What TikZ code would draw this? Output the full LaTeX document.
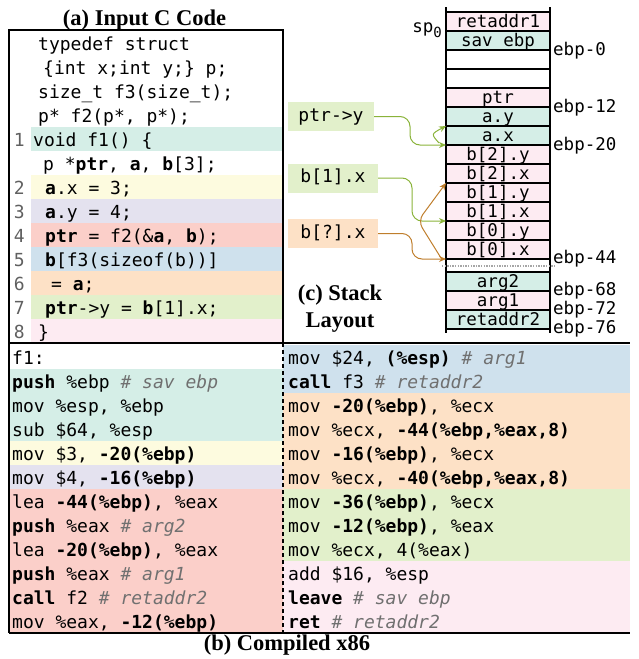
\documentclass[tikz,border=0pt]{standalone}
\usepackage{fontspec}
\setmainfont{Liberation Serif}
\setmonofont{DejaVu Sans Mono}
\usetikzlibrary{arrows.meta}

% row highlight colours
\definecolor{cteal}{HTML}{D5EEE7}
\definecolor{cyel}{HTML}{FDFBDF}
\definecolor{clav}{HTML}{E4E2EF}
\definecolor{cred}{HTML}{FBCFC9}
\definecolor{cblue}{HTML}{CFE1ED}
\definecolor{corg}{HTML}{FDE1C6}
\definecolor{cgrn}{HTML}{E2F0CB}
\definecolor{cpink}{HTML}{FDEBF2}
% arrows and text
\definecolor{agrn}{HTML}{8AB33A}
\definecolor{aorg}{HTML}{BF7E2C}
\definecolor{cmtgray}{HTML}{707070}
\definecolor{numgray}{HTML}{606060}

\newcommand{\kw}[1]{\textbf{#1}}
\newcommand{\cmt}[1]{\textcolor{cmtgray}{\textit{#1}}}

\tikzset{
  codeline/.style={anchor=base west, inner sep=0pt, font=\ttfamily\fontsize{18}{20}\selectfont},
  lineno/.style={anchor=base east, inner sep=0pt, text=numgray, font=\ttfamily\fontsize{18}{20}\selectfont},
  cell/.style={draw=black, line width=1.4pt, minimum width=104pt, minimum height=19pt,
    inner sep=0pt, outer sep=0pt, text height=13pt, text depth=2pt,
    font=\ttfamily\fontsize{17.5}{18}\selectfont},
  offlabel/.style={anchor=base west, inner sep=0pt, font=\ttfamily\fontsize{17.5}{18}\selectfont},
  refbox/.style={inner sep=0pt, outer sep=0pt, minimum height=29pt, text height=13pt, text depth=4pt,
    font=\ttfamily\fontsize{18}{20}\selectfont},
  title/.style={anchor=base, inner sep=0pt, font=\bfseries\fontsize{22.5}{24}\selectfont},
  ptrarrow/.style={line width=1pt, -{Stealth[length=7pt,width=6pt]}, rounded corners=10pt},
}

\begin{document}
\begin{tikzpicture}[x=1pt,y=-1pt]
\useasboundingbox (0,0) rectangle (639,659);

% ---------------- (a) C source ----------------
\node[title] (tA) at (144.5,25) {(a) Input C Code};
\fill[cteal] (31,127) rectangle (283,151);
\fill[cyel]  (31,175) rectangle (283,199);
\fill[clav]  (31,199) rectangle (283,223);
\fill[cred]  (31,223) rectangle (283,247);
\fill[cblue] (31,247) rectangle (283,271);
\fill[corg]  (31,271) rectangle (283,295);
\fill[cgrn]  (31,295) rectangle (283,319);
\fill[cpink] (31,319) rectangle (283,343);
\draw[line width=1.3pt] (9,30) rectangle (283,343);

\node[codeline] (c0)  at (38,50.5)  {typedef struct};
\node[codeline] (c1)  at (43,74.5)  {\{int x;int y;\} p;};
\node[codeline] (c2)  at (38,98.5)  {size\_t f3(size\_t);};
\node[codeline] (c3)  at (38,122.5) {p* f2(p*, p*);};
\node[codeline] (c4)  at (33,146.5) {void f1() \{};
\node[codeline] (c5)  at (43,170.5) {p *\kw{ptr}, \kw{a}, \kw{b}[3];};
\node[codeline] (c6)  at (45,194.5) {\kw{a}.x = 3;};
\node[codeline] (c7)  at (45,218.5) {\kw{a}.y = 4;};
\node[codeline] (c8)  at (45,242.5) {\kw{ptr} = f2(\&\kw{a}, \kw{b});};
\node[codeline] (c9)  at (45,266.5) {\kw{b}[f3(sizeof(b))]};
\node[codeline] (c10) at (51,290.5) {= \kw{a};};
\node[codeline] (c11) at (45,314.5) {\kw{ptr}->y = \kw{b}[1].x;};
\node[codeline] (c12) at (38,338.5) {\}};

\node[lineno] (n1) at (25,146.5) {1};
\node[lineno] (n2) at (25,194.5) {2};
\node[lineno] (n3) at (25,218.5) {3};
\node[lineno] (n4) at (25,242.5) {4};
\node[lineno] (n5) at (25,266.5) {5};
\node[lineno] (n6) at (25,290.5) {6};
\node[lineno] (n7) at (25,314.5) {7};
\node[lineno] (n8) at (25,338.5) {8};

% ---------------- (b) compiled x86 ----------------
\fill[cteal] (9,369)   rectangle (283,441);
\fill[cyel]  (9,441)   rectangle (283,465);
\fill[clav]  (9,465)   rectangle (283,489);
\fill[cred]  (9,489)   rectangle (283,633);
\fill[cblue] (283,345) rectangle (630,393);
\fill[corg]  (283,393) rectangle (630,489);
\fill[cgrn]  (283,489) rectangle (630,561);
\fill[cpink] (283,561) rectangle (630,633);
\draw[line width=2pt] (9,343) -- (630,343);
\draw[line width=1.5pt] (9,633) -- (630,633);
\draw[line width=1.3pt] (9,343) -- (9,633);
\draw[line width=1.2pt, dash pattern=on 4pt off 3pt] (283,343) -- (283,633);

\node[codeline] (l0)  at (12,364)   {f1:};
\node[codeline] (l1)  at (12,388)   {\kw{push} \%ebp \cmt{\# sav ebp}};
\node[codeline] (l2)  at (12,412)   {mov \%esp, \%ebp};
\node[codeline] (l3)  at (12,436)   {sub \$64, \%esp};
\node[codeline] (l4)  at (12,460)   {mov \$3, \kw{-20(\%ebp)}};
\node[codeline] (l5)  at (12,484)   {mov \$4, \kw{-16(\%ebp)}};
\node[codeline] (l6)  at (12,508)   {lea \kw{-44(\%ebp)}, \%eax};
\node[codeline] (l7)  at (12,532)   {\kw{push} \%eax \cmt{\# arg2}};
\node[codeline] (l8)  at (12,556)   {lea \kw{-20(\%ebp)}, \%eax};
\node[codeline] (l9)  at (12,580)   {\kw{push} \%eax \cmt{\# arg1}};
\node[codeline] (l10) at (12,604)   {\kw{call} f2 \cmt{\# retaddr2}};
\node[codeline] (l11) at (12,628)   {mov \%eax, \kw{-12(\%ebp)}};

\node[codeline] (r0)  at (288,364)  {mov \$24, \kw{(\%esp)} \cmt{\# arg1}};
\node[codeline] (r1)  at (288,388)  {\kw{call} f3 \cmt{\# retaddr2}};
\node[codeline] (r2)  at (288,412)  {mov \kw{-20(\%ebp)}, \%ecx};
\node[codeline] (r3)  at (288,436)  {mov \%ecx, \kw{-44(\%ebp,\%eax,8)}};
\node[codeline] (r4)  at (288,460)  {mov \kw{-16(\%ebp)}, \%ecx};
\node[codeline] (r5)  at (288,484)  {mov \%ecx, \kw{-40(\%ebp,\%eax,8)}};
\node[codeline] (r6)  at (288,508)  {mov \kw{-36(\%ebp)}, \%ecx};
\node[codeline] (r7)  at (288,532)  {mov \kw{-12(\%ebp)}, \%eax};
\node[codeline] (r8)  at (288,556)  {mov \%ecx, 4(\%eax)};
\node[codeline] (r9)  at (288,580)  {add \$16, \%esp};
\node[codeline] (r10) at (288,604)  {\kw{leave} \cmt{\# sav ebp}};
\node[codeline] (r11) at (288,628)  {\kw{ret} \cmt{\# retaddr2}};

\node[title] (tB) at (287,650) {(b) Compiled x86};

% ---------------- (c) stack layout ----------------
\node[cell, fill=cpink] (sRet1) at (498,21.5)  {retaddr1};
\node[cell, fill=cteal] (sEbp)  at (498,40.5)  {sav ebp};
\node[cell, fill=white] (sE1)   at (498,59.5)  {};
\node[cell, fill=white] (sE2)   at (498,78.5)  {};
\node[cell, fill=cpink] (sPtr)  at (498,97.5)  {ptr};
\node[cell, fill=cteal] (sAy)   at (498,116.5) {a.y};
\node[cell, fill=cteal] (sAx)   at (498,135.5) {a.x};
\node[cell, fill=cpink] (sB2y)  at (498,154.5) {b[2].y};
\node[cell, fill=cpink] (sB2x)  at (498,173.5) {b[2].x};
\node[cell, fill=cpink] (sB1y)  at (498,192.5) {b[1].y};
\node[cell, fill=cpink] (sB1x)  at (498,211.5) {b[1].x};
\node[cell, fill=cpink] (sB0y)  at (498,230.5) {b[0].y};
\node[cell, fill=cpink] (sB0x)  at (498,249.5) {b[0].x};
\node[cell, fill=cteal] (sArg2) at (498,281.5) {arg2};
\node[cell, fill=cpink] (sArg1) at (498,300.5) {arg1};
\node[cell, fill=cteal] (sRet2) at (498,319.5) {retaddr2};

\draw[line width=1.4pt] (446,7) -- (446,333);
\draw[line width=1.4pt] (550,7) -- (550,333);
\draw[gray!70, line width=1.2pt, dash pattern=on 1.3pt off 1.3pt] (442,266) -- (555,266);

\node[anchor=base east, inner sep=0pt, font=\ttfamily\fontsize{17.5}{18}\selectfont] (sp0)
  at (442,32) {sp\raisebox{-5pt}{\fontsize{14}{14}\selectfont 0}};
\node[offlabel] (o0)  at (553,55)  {ebp-0};
\node[offlabel] (o12) at (553,112) {ebp-12};
\node[offlabel] (o20) at (553,150) {ebp-20};
\node[offlabel] (o44) at (553,263) {ebp-44};
\node[offlabel] (o68) at (553,295) {ebp-68};
\node[offlabel] (o72) at (553,314) {ebp-72};
\node[offlabel] (o76) at (553,333) {ebp-76};

\node[title] (tC1) at (340,300) {(c) Stack};
\node[title] (tC2) at (340,327) {Layout};

% pointer expressions and what they may touch
\node[refbox, fill=cgrn, minimum width=86pt] (lPtr) at (331,116.5) {ptr->y};
\node[refbox, fill=cgrn, minimum width=90pt] (lB1)  at (333,178)   {b[1].x};
\node[refbox, fill=corg, minimum width=90pt] (lBq)  at (333,233.5) {b[?].x};

\draw[ptrarrow, agrn] (lPtr.east) -- (410,116.5) -- (410,145) -- (sAx.south west);
\coordinate (ptrFork) at (439,143);
\draw[ptrarrow, agrn, rounded corners=0pt] (ptrFork) .. controls (431,134) .. (sAx.north west);

\draw[ptrarrow, agrn] (lB1.east) -- (412,178) -- (412,221) -- (sB1x.south west);
\draw[ptrarrow, aorg] (lBq.east) -- (412,233.5) -- (412,259) -- (sB0x.south west);
\coordinate (bFork) at (441,258);
\draw[ptrarrow, aorg, rounded corners=8pt] (bFork) -- (418,221) -- (sB2x.south west);
\end{tikzpicture}
\end{document}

+ + + + +

**CHALLENGE**
Write out an exact copy of the listing, first line through the line containing "(0,0) rectangle (639,659);", with the pictures left out.

**COMPLETE RESPONSE**
What TikZ code would draw this? Output the full LaTeX document.
\documentclass[tikz,border=0pt]{standalone}
\usepackage{fontspec}
\setmainfont{Liberation Serif}
\setmonofont{DejaVu Sans Mono}
\usetikzlibrary{arrows.meta}

% row highlight colours
\definecolor{cteal}{HTML}{D5EEE7}
\definecolor{cyel}{HTML}{FDFBDF}
\definecolor{clav}{HTML}{E4E2EF}
\definecolor{cred}{HTML}{FBCFC9}
\definecolor{cblue}{HTML}{CFE1ED}
\definecolor{corg}{HTML}{FDE1C6}
\definecolor{cgrn}{HTML}{E2F0CB}
\definecolor{cpink}{HTML}{FDEBF2}
% arrows and text
\definecolor{agrn}{HTML}{8AB33A}
\definecolor{aorg}{HTML}{BF7E2C}
\definecolor{cmtgray}{HTML}{707070}
\definecolor{numgray}{HTML}{606060}

\newcommand{\kw}[1]{\textbf{#1}}
\newcommand{\cmt}[1]{\textcolor{cmtgray}{\textit{#1}}}

\tikzset{
  codeline/.style={anchor=base west, inner sep=0pt, font=\ttfamily\fontsize{18}{20}\selectfont},
  lineno/.style={anchor=base east, inner sep=0pt, text=numgray, font=\ttfamily\fontsize{18}{20}\selectfont},
  cell/.style={draw=black, line width=1.4pt, minimum width=104pt, minimum height=19pt,
    inner sep=0pt, outer sep=0pt, text height=13pt, text depth=2pt,
    font=\ttfamily\fontsize{17.5}{18}\selectfont},
  offlabel/.style={anchor=base west, inner sep=0pt, font=\ttfamily\fontsize{17.5}{18}\selectfont},
  refbox/.style={inner sep=0pt, outer sep=0pt, minimum height=29pt, text height=13pt, text depth=4pt,
    font=\ttfamily\fontsize{18}{20}\selectfont},
  title/.style={anchor=base, inner sep=0pt, font=\bfseries\fontsize{22.5}{24}\selectfont},
  ptrarrow/.style={line width=1pt, -{Stealth[length=7pt,width=6pt]}, rounded corners=10pt},
}

\begin{document}
\begin{tikzpicture}[x=1pt,y=-1pt]
\useasboundingbox (0,0) rectangle (639,659);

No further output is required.